First off, I no longer feel craptastic (per my last post). It took about a day and lots of water and I finally was feeling like myself.
I wrote on Facebook: "Being a grow up sucks.. Especially when all your grown up business is 6000 miles away!"
Well it does. In case you guys don't know it's especially hard to handle the random things that come up in life when they aren't around the corner or available to you via mail or the telephone. Stuff happens, things fall into our laps that we have to manage and deal with and sort out... I feel like that's the definition of "being a grown up."

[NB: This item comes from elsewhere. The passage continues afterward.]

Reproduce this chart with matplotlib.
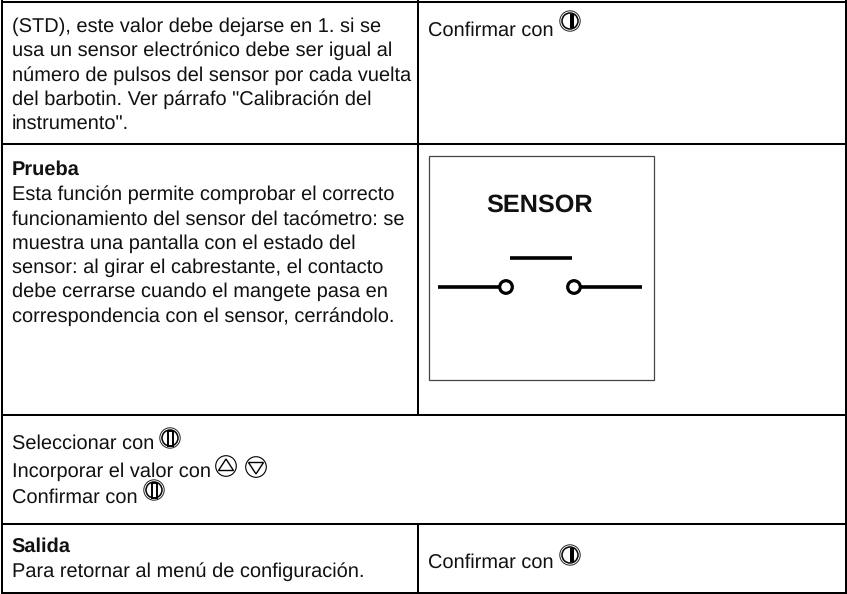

Here's what happened: I was contacted by the lien holder for our car (in Germany) that they needed our proof of insurance (actually they said since our insurance lapsed they had added their own insurance to our account, which is expensive). In fact our vehicle is covered lest the proof of that lies in Germany -- out of my reach. The lien holder said they tried to contact us via mail... oh but they've been sending mail to our Colorado address (you know, where we no longer reside). The whole thing has been beyond frustrating! So, I got myself a handy dandy phone card and tried to call my German insurance company they don't answer. Anyone in Germany or about to PCS there should know that the Germans are great people... truly they are. BUT they work on their own time. So I've had no luck getting them to answer the phone.

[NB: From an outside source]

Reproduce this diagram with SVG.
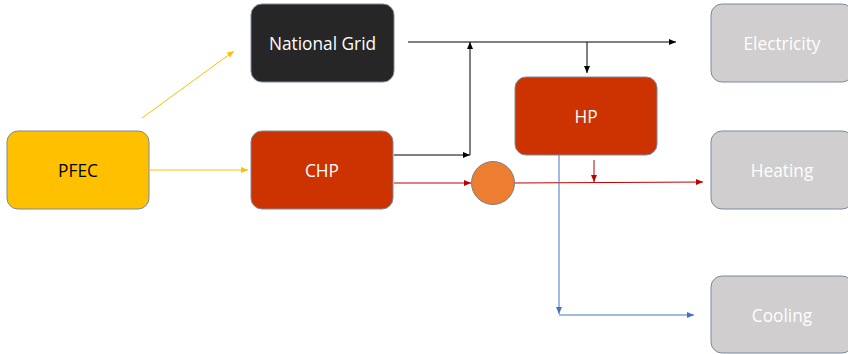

A sweet, sweet friend I made in my short time in Germany responded to my status and said that she'd be back in Baumholder on the 15th and could go by the place for me. At this point I have no other option but to accept her offer. I just feel humbled by it. We haven't been friends that long and she offered to pick me up from the air port when I fly back to Germany. I sent her the key to my apartment because when you're gone for an extended period of time Rear D likes someone to have access to your house and she took it upon herself to go by every so often and open the windows for me and clear anything out of the fridge that wouldn't make it 6 months. So I feel craptastic about accepting her help with anything else!! She's done enough. :( Beyond that I sorta just feel like I've failed in someway because I'm unable (as a product of my choice to stay in the states) to take care of this crapolla on my own.
Pride comes before the fall right?
Gotta put my pride aside sometimes and accept that I cannot do everything and that everyone needs help now and again.